The Chief Executive Officer, Financial Derivatives Company Limited, Mr. Bismarck Rewane has projected that Nigeria would suffer a total GDP loss of $18 million and total man hour loss of 120 hours (five days) per month due to the disruption in economic activities that is triggered by the implementation of the Central Bank of Nigeria’s currency swap of old currency notes of N1,000, N500 and N200 for newly printed Naira notes.
Rewane, during his presentation on February 9 at the Lagos Business School, attributed the decline in GDP growth to reduction in velocity of money circulation and total man-hours loss in the economy.
He projected that the “total man hour loss in a month will be 120 hours and ttal GDP loss in a month will be $18 million.

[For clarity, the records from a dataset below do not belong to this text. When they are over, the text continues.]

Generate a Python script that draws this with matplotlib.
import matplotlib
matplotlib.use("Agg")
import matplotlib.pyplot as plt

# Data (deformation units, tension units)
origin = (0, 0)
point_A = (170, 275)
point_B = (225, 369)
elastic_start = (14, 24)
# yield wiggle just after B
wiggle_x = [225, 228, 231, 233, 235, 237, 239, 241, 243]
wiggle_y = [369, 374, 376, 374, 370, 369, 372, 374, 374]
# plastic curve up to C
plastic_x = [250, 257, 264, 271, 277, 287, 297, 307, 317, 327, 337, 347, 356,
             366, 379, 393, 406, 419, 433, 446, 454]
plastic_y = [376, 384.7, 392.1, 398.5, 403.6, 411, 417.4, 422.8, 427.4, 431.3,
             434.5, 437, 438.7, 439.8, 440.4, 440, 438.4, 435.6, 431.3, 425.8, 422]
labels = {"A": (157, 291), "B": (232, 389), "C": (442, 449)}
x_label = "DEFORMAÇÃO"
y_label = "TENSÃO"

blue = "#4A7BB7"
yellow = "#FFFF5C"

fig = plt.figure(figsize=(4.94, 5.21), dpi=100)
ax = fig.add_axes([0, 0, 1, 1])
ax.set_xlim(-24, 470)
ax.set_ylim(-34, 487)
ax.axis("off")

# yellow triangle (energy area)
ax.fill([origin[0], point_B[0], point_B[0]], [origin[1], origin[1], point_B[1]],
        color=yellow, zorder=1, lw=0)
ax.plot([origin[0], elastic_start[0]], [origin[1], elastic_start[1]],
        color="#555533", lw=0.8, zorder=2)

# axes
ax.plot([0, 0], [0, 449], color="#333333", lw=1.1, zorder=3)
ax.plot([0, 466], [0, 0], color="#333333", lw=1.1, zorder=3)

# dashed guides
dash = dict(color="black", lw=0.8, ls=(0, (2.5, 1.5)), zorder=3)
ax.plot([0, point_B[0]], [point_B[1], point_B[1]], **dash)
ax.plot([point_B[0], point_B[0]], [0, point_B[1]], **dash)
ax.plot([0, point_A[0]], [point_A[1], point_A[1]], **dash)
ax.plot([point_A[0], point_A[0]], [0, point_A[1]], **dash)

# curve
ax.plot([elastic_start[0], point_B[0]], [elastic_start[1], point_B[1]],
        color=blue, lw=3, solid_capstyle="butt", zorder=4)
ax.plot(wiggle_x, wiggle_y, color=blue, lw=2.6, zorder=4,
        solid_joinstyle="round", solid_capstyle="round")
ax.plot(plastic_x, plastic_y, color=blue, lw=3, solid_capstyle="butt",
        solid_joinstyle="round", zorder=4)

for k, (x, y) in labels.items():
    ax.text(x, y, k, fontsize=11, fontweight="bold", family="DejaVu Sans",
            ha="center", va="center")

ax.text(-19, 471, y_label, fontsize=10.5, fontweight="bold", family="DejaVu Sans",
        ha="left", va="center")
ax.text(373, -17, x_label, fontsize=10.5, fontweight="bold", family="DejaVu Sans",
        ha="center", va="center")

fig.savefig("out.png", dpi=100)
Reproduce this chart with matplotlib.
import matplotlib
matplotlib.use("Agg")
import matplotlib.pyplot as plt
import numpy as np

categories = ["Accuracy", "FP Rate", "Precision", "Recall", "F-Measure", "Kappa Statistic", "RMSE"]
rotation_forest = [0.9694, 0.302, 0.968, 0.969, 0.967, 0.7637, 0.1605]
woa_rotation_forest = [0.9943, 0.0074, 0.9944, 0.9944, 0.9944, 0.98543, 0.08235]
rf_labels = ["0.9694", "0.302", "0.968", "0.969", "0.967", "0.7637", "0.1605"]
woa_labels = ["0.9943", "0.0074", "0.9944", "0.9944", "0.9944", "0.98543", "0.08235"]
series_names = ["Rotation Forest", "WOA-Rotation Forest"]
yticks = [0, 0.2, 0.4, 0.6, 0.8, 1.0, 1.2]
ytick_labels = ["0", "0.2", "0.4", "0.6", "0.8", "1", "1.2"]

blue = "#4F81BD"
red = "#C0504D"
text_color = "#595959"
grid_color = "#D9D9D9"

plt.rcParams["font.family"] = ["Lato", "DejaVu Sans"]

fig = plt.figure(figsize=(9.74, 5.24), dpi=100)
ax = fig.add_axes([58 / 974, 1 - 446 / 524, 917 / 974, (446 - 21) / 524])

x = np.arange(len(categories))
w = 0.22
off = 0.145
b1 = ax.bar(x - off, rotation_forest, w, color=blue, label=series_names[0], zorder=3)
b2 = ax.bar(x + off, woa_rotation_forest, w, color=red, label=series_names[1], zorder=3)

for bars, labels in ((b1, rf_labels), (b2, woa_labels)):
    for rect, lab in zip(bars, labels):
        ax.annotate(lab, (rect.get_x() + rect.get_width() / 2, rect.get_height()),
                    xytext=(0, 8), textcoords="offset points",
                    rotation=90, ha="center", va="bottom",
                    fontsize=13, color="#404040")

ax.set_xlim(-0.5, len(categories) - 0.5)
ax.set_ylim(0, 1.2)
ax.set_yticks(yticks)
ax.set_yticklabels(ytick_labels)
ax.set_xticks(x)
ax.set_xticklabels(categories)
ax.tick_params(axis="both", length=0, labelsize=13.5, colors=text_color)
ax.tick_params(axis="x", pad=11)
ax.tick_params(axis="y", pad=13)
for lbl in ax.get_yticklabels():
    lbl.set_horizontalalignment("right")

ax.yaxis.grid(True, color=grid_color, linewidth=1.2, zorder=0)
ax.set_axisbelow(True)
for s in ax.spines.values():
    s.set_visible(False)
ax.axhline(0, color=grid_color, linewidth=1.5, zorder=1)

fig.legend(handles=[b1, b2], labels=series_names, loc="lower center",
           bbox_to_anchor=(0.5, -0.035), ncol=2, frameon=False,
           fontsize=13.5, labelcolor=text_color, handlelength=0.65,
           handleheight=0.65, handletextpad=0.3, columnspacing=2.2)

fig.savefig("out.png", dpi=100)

“Trade is settled mainly in cash and POS (though) 70 per cent of trading transactions are settled by cash. Therefore, velocity of circulation in the trading sector (16 times) is approximately four times more than the formal sector. A decline in the velocity of circulation could reduce output in the trading sector. Hence its contribution to GDP will fall,” he said.
According to him, trade contributed 16 per cent of the formal GDP and employed 17 per cent of the total labour force in Nigeria.
His projection was distilled from the following facts: that total money supply in the economy is N52 trillion while the total cash in circulation is N3.01trillion. In addition, three of the eight denominations is N2.71trillion.
However, he estimated that the “total new naira notes printed is N400 billion, which left a Naira cash shortfall of N2.31trillion, which is about 77 per cent of total cash in circulation that has lead “to near paralysis of commercial activities.”